▶ DATASET SECTION
[Start]

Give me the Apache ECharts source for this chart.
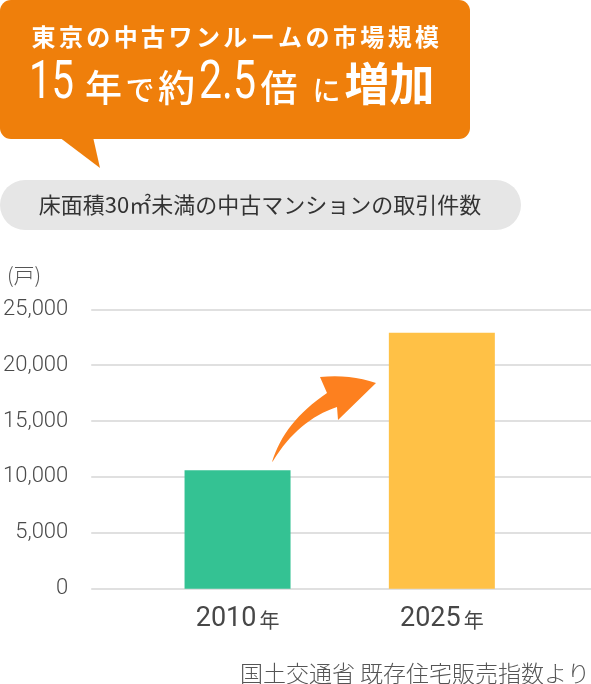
<!DOCTYPE html>
<html><head><meta charset="utf-8">
<script src="https://cdn.jsdelivr.net/npm/echarts@6/dist/echarts.min.js"></script>
<style>html,body{margin:0;padding:0;background:#fff}#c{width:591px;height:684px}</style>
</head><body><div id="c"></div>
<script>
const categories = ['2010', '2025'];
const values = [10600, 22900];
const barColors = ['#34c293', '#ffc146'];
const yTicks = [0, 5000, 10000, 15000, 20000, 25000];
const titleLine1 = '東京の中古ワンルームの市場規模';
const subtitle = '床面積30㎡未満の中古マンションの取引件数';
const yUnit = '(戸)';
const yearSuffix = '年';
const source = '国土交通省 既存住宅販売指数より';

const CJK = '"Noto Sans CJK JP"';
const chart = echarts.init(document.getElementById('c'), null, {renderer: 'canvas'});

function quad(p0, c, p1, n) {
  const pts = [];
  for (let i = 0; i <= n; i++) {
    const t = i / n, u = 1 - t;
    pts.push([u * u * p0[0] + 2 * u * t * c[0] + t * t * p1[0], u * u * p0[1] + 2 * u * t * c[1] + t * t * p1[1]]);
  }
  return pts;
}

const graphics = [];
// banner
graphics.push({type: 'rect', shape: {x: 0, y: 0, width: 470, height: 139, r: 11}, style: {fill: '#ef7f0b'}, z: 1});
graphics.push({type: 'polygon', shape: {points: [[59, 137], [93, 137], [100, 168]]}, style: {fill: '#ef7f0b'}, z: 1});
// title line 1 with letter spacing
Array.from(titleLine1).forEach((c, i) => {
  graphics.push({type: 'text', x: 43.5 + i * 27.4, y: 37, z: 2,
    style: {text: c, fill: '#fff', font: 'bold 24px ' + CJK, align: 'center', verticalAlign: 'middle'}});
});
// title line 2
const line2 = [
  {t: '15', cx: 51.5, cy: 84, font: 'normal 54px Roboto', sx: 0.74},
  {t: '年', cx: 103.5, cy: 88, font: '500 37px ' + CJK},
  {t: 'で', cx: 140, cy: 90, font: '500 29px ' + CJK},
  {t: '約', cx: 176.5, cy: 88, font: '500 37px ' + CJK},
  {t: '2.5', cx: 227.5, cy: 84, font: 'normal 54px Roboto', sx: 0.76},
  {t: '倍', cx: 279, cy: 88, font: '500 37px ' + CJK},
  {t: 'に', cx: 326.5, cy: 90, font: '500 28px ' + CJK},
  {t: '増加', cx: 389.5, cy: 84, font: 'bold 45px ' + CJK}
];
line2.forEach(p => {
  graphics.push({type: 'text', x: p.cx, y: p.cy, scaleX: p.sx || 1, z: 2,
    style: {text: p.t, fill: '#fff', font: p.font, align: 'center', verticalAlign: 'middle'}});
});
// subtitle pill
graphics.push({type: 'rect', shape: {x: 0, y: 180, width: 521, height: 50, r: 25}, style: {fill: '#e6e6e6'}, z: 1});
graphics.push({type: 'text', x: 260, y: 205, z: 2,
  style: {text: subtitle, fill: '#333', font: '22px ' + CJK, align: 'center', verticalAlign: 'middle'}});
// arrow (decoration)
const arrowPts = [].concat(
  quad([272, 462], [284, 422], [327, 393], 16),
  quad([320, 377], [350, 374], [376, 383], 8),
  [[338, 420]],
  quad([337, 407], [298, 420], [273, 461], 16)
);
graphics.push({type: 'polygon', z: 5, shape: {points: arrowPts}, style: {fill: '#fd801f'}});
// source
graphics.push({type: 'text', x: 590, y: 673, z: 2,
  style: {text: source, fill: '#555', font: '300 23px ' + CJK, align: 'right', verticalAlign: 'middle'}});

const option = {
  animation: false,
  grid: [
    {left: 90, right: 0, top: 309.3, bottom: 95.3},
    {left: 135.4, right: 47, top: 309.3, bottom: 95.3}
  ],
  xAxis: [
    {gridIndex: 0, type: 'category', data: [''], show: false},
    {gridIndex: 1, type: 'category', data: categories,
      axisLine: {show: false}, axisTick: {show: false},
      axisLabel: {margin: 14, formatter: v => '{a|' + v + '}{b|' + yearSuffix + '}',
        rich: {a: {fontFamily: 'Roboto', fontSize: 27, color: '#474747', verticalAlign: 'bottom', lineHeight: 30},
               b: {fontFamily: CJK, fontSize: 20, color: '#474747', verticalAlign: 'bottom', lineHeight: 30, padding: [0, 0, 2, 3]}}}}
  ],
  yAxis: [
    {gridIndex: 0, type: 'value', min: yTicks[0], max: yTicks[yTicks.length - 1], interval: yTicks[1] - yTicks[0],
      name: yUnit, nameLocation: 'end', nameGap: 24,
      nameTextStyle: {fontFamily: CJK, fontSize: 21, fontWeight: 300, color: '#555', align: 'right', padding: [0, 50, 0, 0]},
      axisLine: {show: false}, axisTick: {show: false},
      axisLabel: {margin: 23, fontFamily: 'Roboto', fontSize: 22, fontWeight: 300, color: '#4a4a4a',
        formatter: v => v.toLocaleString('en-US')},
      splitLine: {lineStyle: {color: '#e0e0e0', width: 2}}},
    {gridIndex: 1, type: 'value', min: yTicks[0], max: yTicks[yTicks.length - 1], interval: yTicks[1] - yTicks[0], show: false, splitLine: {show: false}}
  ],
  series: [{
    type: 'bar', xAxisIndex: 1, yAxisIndex: 1, barWidth: 106,
    data: values.map((v, i) => ({value: v, itemStyle: {color: barColors[i]}}))
  }],
  graphic: graphics
};
chart.setOption(option);
</script></body></html>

[End]

▶ INSTRUCTIONS TO FOLLOW
Extract every line above containing the word "source".

▶ EXERCISE ANSWER
Give me the Apache ECharts source for this chart.
const source = '国土交通省 既存住宅販売指数より';
// source
  style: {text: source, fill: '#555', font: '300 23px ' + CJK, align: 'right', verticalAlign: 'middle'}});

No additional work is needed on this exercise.